-- TASK DIRECTIONS --
Retype, exactly as they stand, the lines from the start of the data to the line that contains "0.047, 0.024, 0, 0.015, 0.033]", both ends included. Leave the pictures out.

-- MATERIAL PROVIDED --
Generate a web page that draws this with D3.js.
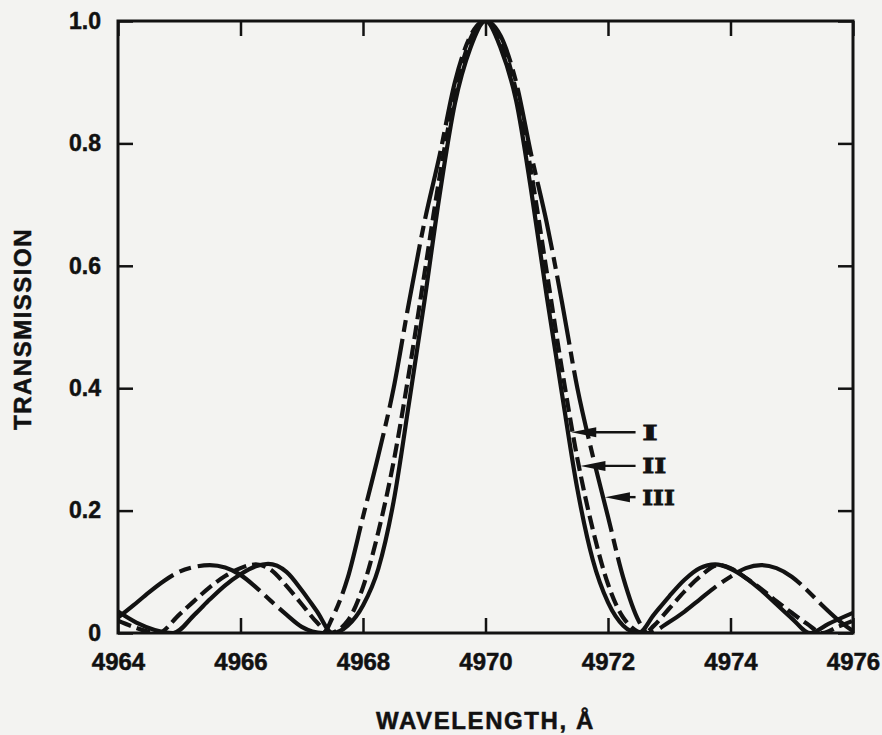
<!DOCTYPE html>
<html>
<head>
<meta charset="utf-8">
<script src="https://cdn.jsdelivr.net/npm/d3@7"></script>
<style>
  body { margin: 0; background: #f3f3f1; }
  svg { display: block; }
  text { font-family: "Liberation Sans", Arial, sans-serif; font-weight: bold; fill: #111; }
</style>
</head>
<body>
<div id="paper"></div>
<script>
// values (wavelength in angstrom, transmission 0..1)

// curve I - solid, narrowest main lobe
var lambdaI = [4964.0, 4964.3, 4964.6, 4964.9, 4965.25, 4965.5, 4965.75, 4966.0, 4966.25, 4966.45, 4966.75, 4967.0, 4967.25, 4967.5,
  4967.75, 4968.0, 4968.25, 4968.5, 4968.75, 4969.0, 4969.25, 4969.5, 4969.75, 4970.0, 4970.25, 4970.5, 4970.75, 4971.0,
  4971.25, 4971.5, 4971.75, 4972.0, 4972.25, 4972.5, 4972.75, 4973.0, 4973.25, 4973.5, 4973.75, 4974.0, 4974.25, 4974.5,
  4974.75, 4975.0, 4975.3, 4975.6, 4976.0]
var transI = [0.035, 0.017, 0.005, 0, 0.03, 0.055, 0.078, 0.096, 0.109, 0.113, 0.1, 0.07, 0.035, 0,
  0.012, 0.045, 0.105, 0.215, 0.375, 0.54, 0.715, 0.865, 0.955, 1.0, 0.955, 0.87, 0.72, 0.55,
  0.39, 0.235, 0.12, 0.05, 0.012, 0, 0.03, 0.06, 0.087, 0.106, 0.112, 0.105, 0.09, 0.07,
  0.047, 0.024, 0, 0.015, 0.033]

// curve II - short dashes
var lambdaII = [4964.0, 4964.25, 4964.5, 4964.65, 4965.0, 4965.25, 4965.5, 4965.75, 4966.0, 4966.25, 4966.5, 4966.75, 4967.0,
  4967.25, 4967.45, 4967.75, 4968.0, 4968.25, 4968.5, 4968.75, 4969.0, 4969.25, 4969.5, 4969.75, 4970.0, 4970.25, 4970.5,
  4970.75, 4971.0, 4971.25, 4971.5, 4971.75, 4972.0, 4972.25, 4972.6, 4972.75, 4973.0, 4973.25, 4973.5, 4973.8, 4974.0,
  4974.25, 4974.5, 4974.75, 4975.0, 4975.25, 4975.5, 4975.75, 4976.0]
var transII = [0.02, 0.01, 0.002, 0, 0.03, 0.053, 0.075, 0.093, 0.106, 0.112, 0.103, 0.077, 0.047,
  0.017, 0, 0.02, 0.075, 0.165, 0.28, 0.425, 0.585, 0.745, 0.88, 0.97, 1.0, 0.97, 0.885,
  0.75, 0.59, 0.43, 0.285, 0.17, 0.08, 0.025, 0, 0.012, 0.04, 0.068, 0.092, 0.111, 0.106,
  0.09, 0.072, 0.052, 0.033, 0.015, 0, 0.01, 0.02]

// curve III - long dash / short dash, widest main lobe
var lambdaIII = [4964.0, 4964.25, 4964.5, 4964.75, 4965.0, 4965.25, 4965.5, 4965.75, 4966.0, 4966.25, 4966.5, 4966.75, 4967.0,
  4967.35, 4967.5, 4967.75, 4968.0, 4968.25, 4968.5, 4968.75, 4969.0, 4969.25, 4969.5, 4969.75, 4970.0, 4970.25, 4970.5,
  4970.75, 4971.0, 4971.25, 4971.5, 4971.75, 4972.0, 4972.25, 4972.5, 4972.65, 4973.0, 4973.25, 4973.5, 4973.75, 4974.0,
  4974.25, 4974.5, 4974.75, 4975.0, 4975.25, 4975.5, 4975.75, 4976.0]
var transIII = [0.025, 0.045, 0.066, 0.085, 0.1, 0.108, 0.111, 0.107, 0.095, 0.075, 0.052, 0.03, 0.01,
  0, 0.025, 0.09, 0.19, 0.29, 0.40, 0.54, 0.67, 0.78, 0.9, 0.975, 1.0, 0.975, 0.9,
  0.78, 0.67, 0.54, 0.40, 0.29, 0.19, 0.09, 0.02, 0, 0.018, 0.035, 0.055, 0.075, 0.092,
  0.106, 0.111, 0.106, 0.092, 0.07, 0.045, 0.022, 0.003]

var xTicks = [4964, 4966, 4968, 4970, 4972, 4974, 4976]
var yTicks = [0, 0.2, 0.4, 0.6, 0.8, 1.0]
var yTickLabels = ['0', '0.2', '0.4', '0.6', '0.8', '1.0']

// arrow callouts on the right flank
var calloutLabels = ['I', 'II', 'III']
var calloutT = [0.328, 0.273, 0.222]
var calloutTip = [4971.40, 4971.55, 4971.95]
var calloutEnd = 4972.45
var calloutTextAt = 4972.56

var W = 882, H = 735
var margin = {top: 21, right: 29, bottom: 102, left: 118}

var svg = d3.select('#paper').append('svg')
  .attr('width', W)
  .attr('height', H)

var x = d3.scaleLinear().domain([4964, 4976]).range([margin.left, W - margin.right])
var y = d3.scaleLinear().domain([0, 1]).range([H - margin.bottom, margin.top])

var ink = '#121212'

svg.append('clipPath').attr('id', 'plotclip')
  .append('rect')
  .attr('x', x(4964)).attr('y', y(1))
  .attr('width', x(4976) - x(4964)).attr('height', y(0) - y(1))

// curves
var line = d3.line()
  .x(function(d) { return x(d[0]) })
  .y(function(d) { return y(d[1]) })
  .curve(d3.curveMonotoneX)

var series = [
  {name: 'III', pts: d3.zip(lambdaIII, transIII), dash: '70,7,12,7'},
  {name: 'II', pts: d3.zip(lambdaII, transII), dash: '14,6'},
  {name: 'I', pts: d3.zip(lambdaI, transI), dash: null}
]

svg.append('g').attr('clip-path', 'url(#plotclip)')
  .selectAll('path')
  .data(series)
  .join('path')
  .attr('d', function(d) { return line(d.pts) })
  .attr('fill', 'none')
  .attr('stroke', ink)
  .attr('stroke-width', 4.2)
  .attr('stroke-linejoin', 'round')
  .attr('stroke-dasharray', function(d) { return d.dash })

// axes: inward ticks all round, labels only bottom/left
function tidy(g) {
  g.select('.domain').remove()
  g.selectAll('.tick line').attr('stroke', ink).attr('stroke-width', 2.5)
  g.selectAll('text').attr('fill', ink).attr('stroke', ink).attr('stroke-width', 0.5)
}

svg.append('g')
  .attr('transform', 'translate(0,' + y(0) + ')')
  .call(d3.axisBottom(x).tickValues(xTicks).tickSize(-15).tickPadding(20).tickFormat(d3.format('d')))
  .call(tidy)
  .selectAll('text').style('font-size', '24px').style('font-family', '"Liberation Sans", Arial, sans-serif')

svg.append('g')
  .attr('transform', 'translate(0,' + y(1) + ')')
  .call(d3.axisTop(x).tickValues(xTicks).tickSize(-15).tickFormat(''))
  .call(tidy)

svg.append('g')
  .attr('transform', 'translate(' + x(4964) + ',0)')
  .call(d3.axisLeft(y).tickValues(yTicks).tickSize(-15).tickPadding(17)
    .tickFormat(function(d, i) { return yTickLabels[i] }))
  .call(tidy)
  .selectAll('text').style('font-size', '23px').style('font-family', '"Liberation Sans", Arial, sans-serif')

svg.append('g')
  .attr('transform', 'translate(' + x(4976) + ',0)')
  .call(d3.axisRight(y).tickValues(yTicks).tickSize(-15).tickFormat(''))
  .call(tidy)

// frame
svg.append('rect')
  .attr('x', x(4964)).attr('y', y(1))
  .attr('width', x(4976) - x(4964)).attr('height', y(0) - y(1))
  .attr('fill', 'none')
  .attr('stroke', ink)
  .attr('stroke-width', 3)

// callout arrows
var callouts = svg.append('g')
  .selectAll('g')
  .data(calloutLabels)
  .join('g')

callouts.append('line')
  .attr('x1', function(d, i) { return x(calloutTip[i]) + 10 })
  .attr('x2', x(calloutEnd))
  .attr('y1', function(d, i) { return y(calloutT[i]) })
  .attr('y2', function(d, i) { return y(calloutT[i]) })
  .attr('stroke', ink)
  .attr('stroke-width', 2.4)

callouts.append('path')
  .attr('d', function(d, i) {
    var tx = x(calloutTip[i]), ty = y(calloutT[i])
    return 'M' + tx + ',' + ty + 'L' + (tx + 25) + ',' + (ty - 5) + 'L' + (tx + 25) + ',' + (ty + 5) + 'Z'
  })
  .attr('fill', ink)

callouts.append('text')
  .attr('x', x(calloutTextAt))
  .attr('y', function(d, i) { return y(calloutT[i]) })
  .attr('dy', '0.36em')
  .attr('textLength', function(d) { return d.length * 8.5 + 7 })
  .attr('lengthAdjust', 'spacingAndGlyphs')
  .attr('stroke', ink)
  .attr('stroke-width', 0.8)
  .style('font-family', '"DejaVu Serif", serif')
  .style('font-size', '21px')
  .text(function(d) { return d })

// axis titles
svg.append('text')
  .attr('x', (x(4964) + x(4976)) / 2)
  .attr('y', 729)
  .attr('text-anchor', 'middle')
  .attr('stroke', ink)
  .attr('stroke-width', 0.5)
  .style('font-size', '24px')
  .style('letter-spacing', '1.6px')
  .text('WAVELENGTH, Å')

svg.append('text')
  .attr('transform', 'translate(31,329) rotate(-90)')
  .attr('text-anchor', 'middle')
  .attr('stroke', ink)
  .attr('stroke-width', 0.5)
  .style('font-size', '24px')
  .style('letter-spacing', '1.5px')
  .text('TRANSMISSION')
</script>
</body>
</html>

-- WRITTEN REPLY --
Generate a web page that draws this with D3.js.
<!DOCTYPE html>
<html>
<head>
<meta charset="utf-8">
<script src="https://cdn.jsdelivr.net/npm/d3@7"></script>
<style>
  body { margin: 0; background: #f3f3f1; }
  svg { display: block; }
  text { font-family: "Liberation Sans", Arial, sans-serif; font-weight: bold; fill: #111; }
</style>
</head>
<body>
<div id="paper"></div>
<script>
// values (wavelength in angstrom, transmission 0..1)

// curve I - solid, narrowest main lobe
var lambdaI = [4964.0, 4964.3, 4964.6, 4964.9, 4965.25, 4965.5, 4965.75, 4966.0, 4966.25, 4966.45, 4966.75, 4967.0, 4967.25, 4967.5,
  4967.75, 4968.0, 4968.25, 4968.5, 4968.75, 4969.0, 4969.25, 4969.5, 4969.75, 4970.0, 4970.25, 4970.5, 4970.75, 4971.0,
  4971.25, 4971.5, 4971.75, 4972.0, 4972.25, 4972.5, 4972.75, 4973.0, 4973.25, 4973.5, 4973.75, 4974.0, 4974.25, 4974.5,
  4974.75, 4975.0, 4975.3, 4975.6, 4976.0]
var transI = [0.035, 0.017, 0.005, 0, 0.03, 0.055, 0.078, 0.096, 0.109, 0.113, 0.1, 0.07, 0.035, 0,
  0.012, 0.045, 0.105, 0.215, 0.375, 0.54, 0.715, 0.865, 0.955, 1.0, 0.955, 0.87, 0.72, 0.55,
  0.39, 0.235, 0.12, 0.05, 0.012, 0, 0.03, 0.06, 0.087, 0.106, 0.112, 0.105, 0.09, 0.07,
  0.047, 0.024, 0, 0.015, 0.033]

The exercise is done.